Based for the summer at Pleasant Point in the South Island, the 20-year-old would have been 20,000kms away helping with the family on Manor Farm, Hermitage, in England, but for winning travel and accommodation in Te Kuiti in a Canterbury/Marlborough Development Circuit final at Sefton on March 10.
He wasted no time changing the flights, and it all paid-off on Friday when, again wasting no time, he scored his 10th win in 13 finals this season, with a margin of almost one-and-a-half points from runner-up and Northern Hawke's Bay teenager Atawhai Hadfield, who had won ten finals during the season in the North Island.
Mayo was the first shearer from overseas to win a Te Kuiti title since Andrew Devereall, also of England, but now long-time New Zealand-based and living in Tauranga, won the New Zealand Shears senior final in 1991.
It came at a time when most of the annual flight of young UK shearers to New Zealand had already headed home to the lambing beats more than a month ago.
While new to the sheep of the North Island, it took Mayo just 8min 15.7sec for the five second-shear sheep, almost 50 seconds quicker than next-man-off and fellow Canterbury Marlborough circuit representative Ben Forrester, of Leithfield.
Fourth to finish, Hadfield closed the gap with the best quality points but it wasn't enough to take the major prize."
It completed a second season in New Zealand for Mayo, his wins this season dating back to the Waimate Spring Shears in the second weekend of October.
He had his first win downunder the previous January.
"This is definitely a bonus," he said as he prepared to celebrate the last few days in New Zealand in the family environment of the New Zealand Shears.
With dues to employer and open-class shearer Ant Frew, of Pleasant Point, and New Zealand-based Scotsman and former world champion Tom Wilson and crew from Elite Shearer Training, he flies home today to start work again with brother Charlie and parents Anthony and Charlotte.

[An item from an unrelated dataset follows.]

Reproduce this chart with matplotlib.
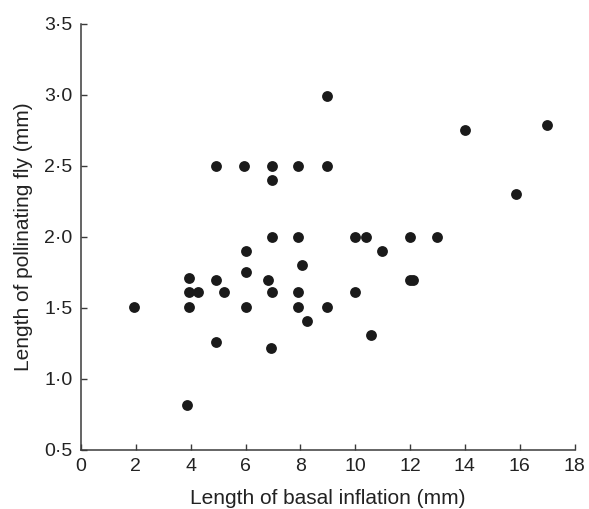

The second day of the championships also provided another thrill in the short career of 18-year-old former Hastings Boyd High School pupil Jesse McIntyre.
He won the novice shearing final, four weeks after his first triumph on the shearing board, in a pairing from the Pukemiro Station farm training course which won a students challenge at the Golden Shears in Masterton on February 28.
On Thursday, 2017-2018 Golden Shears and New Zealand Shears junior woolhandling champion Ngaira Puha, of Kimbolton, culminated her domination of the next grade up by winning Te Kuiti's senior final, while Vinnie Phillips, of Taumarunui, won the junior title, a first winning ribbon in five finals since starting to figure in competition at the end of January.
Results from the Zealand Shears shearing and woolhandling championships at Te Kuiti on Thursday-Saturday, March 26-28, 2019:
Shearing:
Open final (20 sheep): Rowland Smith (Maraekakaho) 16min 8.55sec, 54.678pts, 1; Cam Ferguson (Waipawa) 16min 30.58sec, 56.329pts, 2; David Buick (Pongaroa) 3; 15min 53.5sec, 56.525pts, 3; Nathan Stratford (Invercargill) 16min 55.44sec, 56.822pts, 4; Gavin Mutch (Scotland/Whangamomona) 15min 48.94sec, 56.997pts, 5; John Kirkpatrick (Napier/Pakipaki) 16min 37.33sec, 57.567pts, 6.
Interisland shearing and woolhandling: North Island (shearers Rowland Smith, John Kirkpatrick, David Buick; woolhandlers Sheree Alabaster, Keryn Herbert, Eramiha Neho) 205.5pts beat South Island (shearers Leon Samuels, Nathan Stratford, Casey Bailey; woolhandlers Pagan Karauria, Monica Potae, Joel Henare) 221.5pts.